For both initial shipments and replenishment shipments, Walls has been using the same order-picking process. As orders come in, employees route them into the WMS, which sends print commands to a bank of Paxar bar-code label printers. These generate enough shipping labels to fulfill the order. Order pickers carry these labels, which detail the stock keeping unit (SKU) number and quantity to be placed in each case. They then pick the garments, place each in a separate plastic bag, and use a handheld bar-code scanner to scan the bar code on the shipping label and then scan the bar-code label on each garment's bag.

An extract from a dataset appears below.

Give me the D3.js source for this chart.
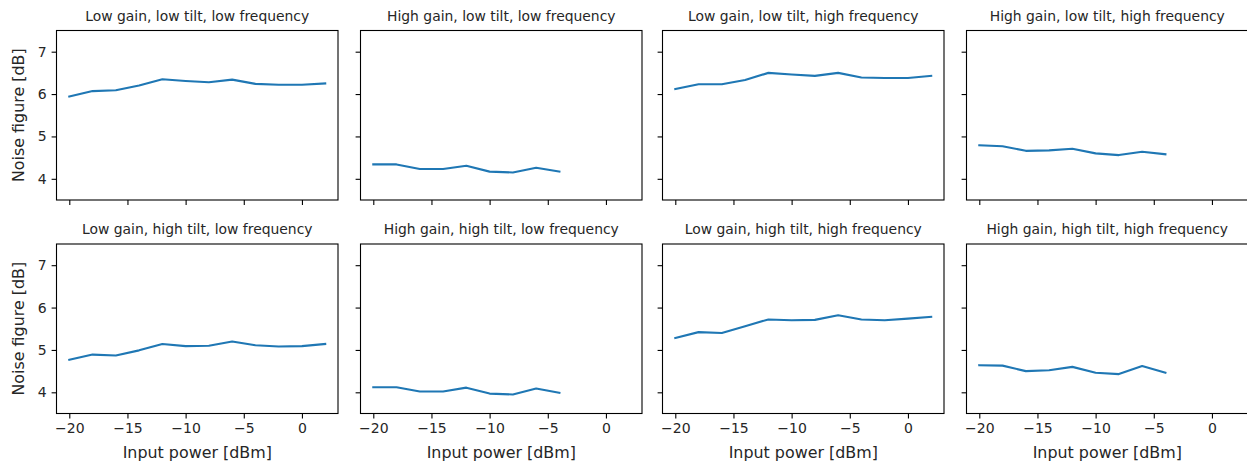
<!DOCTYPE html>
<html>
<head>
<meta charset="utf-8">
<script src="https://cdn.jsdelivr.net/npm/d3@7"></script>
<style>
  body { margin: 0; background: #fff; }
  svg { display: block; font-family: "DejaVu Sans", sans-serif; }
</style>
</head>
<body>
<div id="chart"></div>
<script>
// Входная мощность, дБм
const powerFull = [-20, -18, -16, -14, -12, -10, -8, -6, -4, -2, 0, 2];
const powerShort = [-20, -18, -16, -14, -12, -10, -8, -6, -4];

// Коэффициент шума, дБ (по панелям)
const lowGainLowTiltLowFreq = [5.94, 6.07, 6.09, 6.2, 6.35, 6.31, 6.28, 6.34, 6.24, 6.22, 6.22, 6.25];
const highGainLowTiltLowFreq = [4.34, 4.34, 4.23, 4.23, 4.31, 4.17, 4.15, 4.26, 4.17];
const lowGainLowTiltHighFreq = [6.12, 6.23, 6.23, 6.33, 6.5, 6.46, 6.43, 6.5, 6.39, 6.38, 6.38, 6.43];
const highGainLowTiltHighFreq = [4.79, 4.77, 4.66, 4.67, 4.71, 4.6, 4.56, 4.64, 4.58];
const lowGainHighTiltLowFreq = [4.77, 4.89, 4.87, 4.99, 5.14, 5.09, 5.1, 5.2, 5.11, 5.08, 5.09, 5.14];
const highGainHighTiltLowFreq = [4.12, 4.12, 4.02, 4.02, 4.11, 3.97, 3.95, 4.09, 3.99];
const lowGainHighTiltHighFreq = [5.28, 5.42, 5.4, 5.56, 5.72, 5.7, 5.71, 5.82, 5.72, 5.7, 5.74, 5.78];
const highGainHighTiltHighFreq = [4.64, 4.63, 4.5, 4.52, 4.6, 4.46, 4.43, 4.62, 4.46];

const panelTitles = [
  "Low gain, low tilt, low frequency",
  "High gain, low tilt, low frequency",
  "Low gain, low tilt, high frequency",
  "High gain, low tilt, high frequency",
  "Low gain, high tilt, low frequency",
  "High gain, high tilt, low frequency",
  "Low gain, high tilt, high frequency",
  "High gain, high tilt, high frequency",
];

const xTicks = [-20, -15, -10, -5, 0];
const yTicks = [4, 5, 6, 7];
const xLabel = "Input power [dBm]";
const yLabel = "Noise figure [dB]";

const panels = [
  { x: powerFull, y: lowGainLowTiltLowFreq },
  { x: powerShort, y: highGainLowTiltLowFreq },
  { x: powerFull, y: lowGainLowTiltHighFreq },
  { x: powerShort, y: highGainLowTiltHighFreq },
  { x: powerFull, y: lowGainHighTiltLowFreq },
  { x: powerShort, y: highGainHighTiltLowFreq },
  { x: powerFull, y: lowGainHighTiltHighFreq },
  { x: powerShort, y: highGainHighTiltHighFreq },
];

const width = 1247;
const height = 466;
const panelWidth = 281.5;
const panelHeight = 169.5;
const lefts = [56.5, 360.5, 662.5, 966.5];
const tops = [30.5, 244];
const lineColor = "#1f77b4";
const textColor = "#262626";

const svg = d3
  .select("#chart")
  .append("svg")
  .attr("width", width)
  .attr("height", height)
  .attr("viewBox", `0 0 ${width} ${height}`);

const xScale = d3.scaleLinear().domain([-21.1, 3.1]).range([0, panelWidth]);
const yScale = d3.scaleLinear().domain([3.5, 7.5]).range([panelHeight, 0]);
const fmt = d3.format("d");

panels.forEach((panel, index) => {
  const row = Math.floor(index / 4);
  const col = index % 4;
  const g = svg
    .append("g")
    .attr("transform", `translate(${lefts[col]}, ${tops[row]})`);

  // Ось X (подписи только в нижнем ряду)
  const xAxis = g
    .append("g")
    .attr("transform", `translate(0, ${panelHeight})`)
    .call(
      d3
        .axisBottom(xScale)
        .tickValues(xTicks)
        .tickSize(4.9)
        .tickPadding(4.9)
        .tickFormat(row === 1 ? fmt : "")
    );

  // Ось Y (подписи только в левом столбце)
  const yAxis = g.append("g").call(
    d3
      .axisLeft(yScale)
      .tickValues(yTicks)
      .tickSize(4.9)
      .tickPadding(4.9)
      .tickFormat(col === 0 ? fmt : "")
  );

  [xAxis, yAxis].forEach((ax) => {
    ax.select(".domain").remove();
    ax.selectAll(".tick line").attr("stroke", "#000").attr("stroke-width", 1.1);
    ax.selectAll(".tick text")
      .attr("fill", textColor)
      .attr("font-size", "14px")
      .attr("font-family", "DejaVu Sans");
  });

  const line = d3
    .line()
    .x((d, i) => xScale(panel.x[i]))
    .y((d) => yScale(d));

  g.append("path")
    .datum(panel.y)
    .attr("fill", "none")
    .attr("stroke", lineColor)
    .attr("stroke-width", 2.1)
    .attr("stroke-linejoin", "round")
    .attr("stroke-linecap", "square")
    .attr("d", line);

  // Рамка
  g.append("rect")
    .attr("x", 0)
    .attr("y", 0)
    .attr("width", panelWidth)
    .attr("height", panelHeight)
    .attr("fill", "none")
    .attr("stroke", "#000")
    .attr("stroke-width", 1.1);

  g.append("text")
    .attr("x", panelWidth / 2)
    .attr("y", -10)
    .attr("text-anchor", "middle")
    .attr("font-size", "13.9px")
    .attr("fill", textColor)
    .text(panelTitles[index]);

  if (row === 1) {
    g.append("text")
      .attr("x", panelWidth / 2)
      .attr("y", panelHeight + 44)
      .attr("text-anchor", "middle")
      .attr("font-size", "15.9px")
      .attr("fill", textColor)
      .text(xLabel);
  }

  if (col === 0) {
    g.append("text")
      .attr("transform", `translate(${-32.5}, ${panelHeight / 2}) rotate(-90)`)
      .attr("text-anchor", "middle")
      .attr("font-size", "15.9px")
      .attr("fill", textColor)
      .text(yLabel);
  }
});
</script>
</body>
</html>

To comply with the tagging mandate, Walls will use Manhattan Associates' RFID software EPC Manager. As the WMS receives orders headed for Wal-Mart distribution centers or retail stores, it will forward the orders to the EPC Manager, which will generate an EPC for each label, store a record for each order and label, and send the order information and EPCs back to the WMS. The WMS will then send print commands for these labels to the Paxar printer-encoders. The shipping labels these printers generate will have the same bar-code and human-readable data as the non-RFID printers, as well as an embedded RFID inlay onto which an EPC is encoded. For the initial, larger shipments, the cases will be palletized and the EPC Manager will also issue EPCs for pallet labels and correlate the EPCs of the cases on that pallet to the pallet EPC. The smaller replenishment orders will not be palletized; therefore, EPC Manager will not generate pallet labels for those orders.

For the order pickers, the picking process will remain the same, except that for Wal-Mart orders, they will be directed to retrieve the shipping labels from a new bank of Paxar RFID printer-encoders. While Walls will be required to add RFID labels only to a portion of the 425 SKUs it ships to Wal-Mart, the company has decided to begin tagging all SKUs it sells to the retailer.

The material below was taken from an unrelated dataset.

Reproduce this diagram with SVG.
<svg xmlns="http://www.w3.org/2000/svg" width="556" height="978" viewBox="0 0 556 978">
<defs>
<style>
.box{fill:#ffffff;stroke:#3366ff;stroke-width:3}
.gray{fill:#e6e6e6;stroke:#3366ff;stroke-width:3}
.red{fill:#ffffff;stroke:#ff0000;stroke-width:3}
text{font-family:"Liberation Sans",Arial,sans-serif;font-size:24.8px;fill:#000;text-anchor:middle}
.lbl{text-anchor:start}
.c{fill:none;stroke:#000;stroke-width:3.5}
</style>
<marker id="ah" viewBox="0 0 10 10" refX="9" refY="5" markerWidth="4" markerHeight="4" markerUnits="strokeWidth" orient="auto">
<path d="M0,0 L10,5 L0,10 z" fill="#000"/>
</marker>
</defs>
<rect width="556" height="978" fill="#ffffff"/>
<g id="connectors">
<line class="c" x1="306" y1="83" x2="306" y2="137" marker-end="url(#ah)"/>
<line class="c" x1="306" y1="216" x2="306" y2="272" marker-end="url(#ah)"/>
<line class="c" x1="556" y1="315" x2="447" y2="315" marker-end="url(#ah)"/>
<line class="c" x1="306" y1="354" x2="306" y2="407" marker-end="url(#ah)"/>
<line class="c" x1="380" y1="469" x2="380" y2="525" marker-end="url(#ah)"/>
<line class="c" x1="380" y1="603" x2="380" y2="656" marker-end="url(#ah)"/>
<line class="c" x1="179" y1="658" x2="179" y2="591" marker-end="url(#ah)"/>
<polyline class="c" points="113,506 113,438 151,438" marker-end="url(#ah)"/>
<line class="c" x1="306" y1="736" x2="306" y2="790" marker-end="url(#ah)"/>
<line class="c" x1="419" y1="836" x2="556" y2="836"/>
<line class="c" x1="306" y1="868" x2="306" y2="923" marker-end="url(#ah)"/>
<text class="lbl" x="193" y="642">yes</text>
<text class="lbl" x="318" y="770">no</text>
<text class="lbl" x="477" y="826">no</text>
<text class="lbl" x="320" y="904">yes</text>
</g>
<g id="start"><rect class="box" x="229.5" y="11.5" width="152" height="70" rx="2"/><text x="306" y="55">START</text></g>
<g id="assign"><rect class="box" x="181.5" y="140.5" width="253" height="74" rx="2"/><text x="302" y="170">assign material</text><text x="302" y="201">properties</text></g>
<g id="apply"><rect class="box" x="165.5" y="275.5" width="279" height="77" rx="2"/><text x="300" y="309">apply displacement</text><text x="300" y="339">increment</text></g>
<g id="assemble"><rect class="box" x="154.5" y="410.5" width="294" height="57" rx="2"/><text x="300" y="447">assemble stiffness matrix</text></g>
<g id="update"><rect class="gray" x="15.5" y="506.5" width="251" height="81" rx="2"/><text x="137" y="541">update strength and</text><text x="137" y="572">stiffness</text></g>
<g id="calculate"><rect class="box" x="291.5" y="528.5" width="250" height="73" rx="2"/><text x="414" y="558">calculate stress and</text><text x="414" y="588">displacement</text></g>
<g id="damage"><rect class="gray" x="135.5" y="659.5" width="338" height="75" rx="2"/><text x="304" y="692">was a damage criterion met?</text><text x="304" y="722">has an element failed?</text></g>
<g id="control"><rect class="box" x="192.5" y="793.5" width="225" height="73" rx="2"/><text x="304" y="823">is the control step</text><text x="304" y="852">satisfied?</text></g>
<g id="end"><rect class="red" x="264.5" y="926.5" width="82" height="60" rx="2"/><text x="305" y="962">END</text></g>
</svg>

For the first year, Walls plans to use 1 million RFID labels to cover both the initial and replenishing cases of product, as well as the pallet labels. Tom Felton, chief information officer at Walls Industries, says the company decided to tag all cases of goods headed for Wal-Mart, instead of only those falling under the mandate, because having to divert a portion of its goods for tagging would add labor and costs to its shipping process. Moreover, by tagging all cases shipped to Wal-Mart, the company can track their receipt into Wal-Mart's distribution centers and retail stores by accessing Wal-Mart's Retail Link Web site. Retail Link provides feedback on when and where tagged product is received, as well as when it is brought out to the stores' sales floors.

The addition of RFID to Walls' shipping process will also provide an important internal benefit: As the pallet loads of initial shipments and replenishment shipments are loaded onto outbound trucks, portal interrogators (readers) stationed around the truck will read the tags and confirm that each corresponding case or pallet has been loaded onto the vehicle. With RFID, "we'll have better visibility of our product as it goes out our door," says Felton. "If Wal-Mart says it never received something, we'll have the power of showing them that the tagged cases went onto the truck [and shipped from our warehouse]."

Walls Industries will also integrate the EPCs it generates into the advance shipment notice (ASN) it sends to Wal-Mart electronically as each shipment leaves its warehouse. Wal-Mart will use the ASNs to receive the shipments and confirm that each case and pallet is received.

According to Felton, the cost of RFID tags is still too high to merit tagging and tracking individual garments. Still, he says he is working with Manhattan Associates to ensure that the architecture of the RFID system is flexible and can accommodate item-level tagging, or the tagging of product headed for other retailers, in the future.

The Alien Technology EPC Gen 2 interrogators Walls plans to use, as well as the EPC Manager software, are currently being installed at the Walls warehouse, and testing of the tagging system will commence in the coming weeks. Felton says the Paxar smart labels Walls will contain Alien EPC Gen 2 inlays.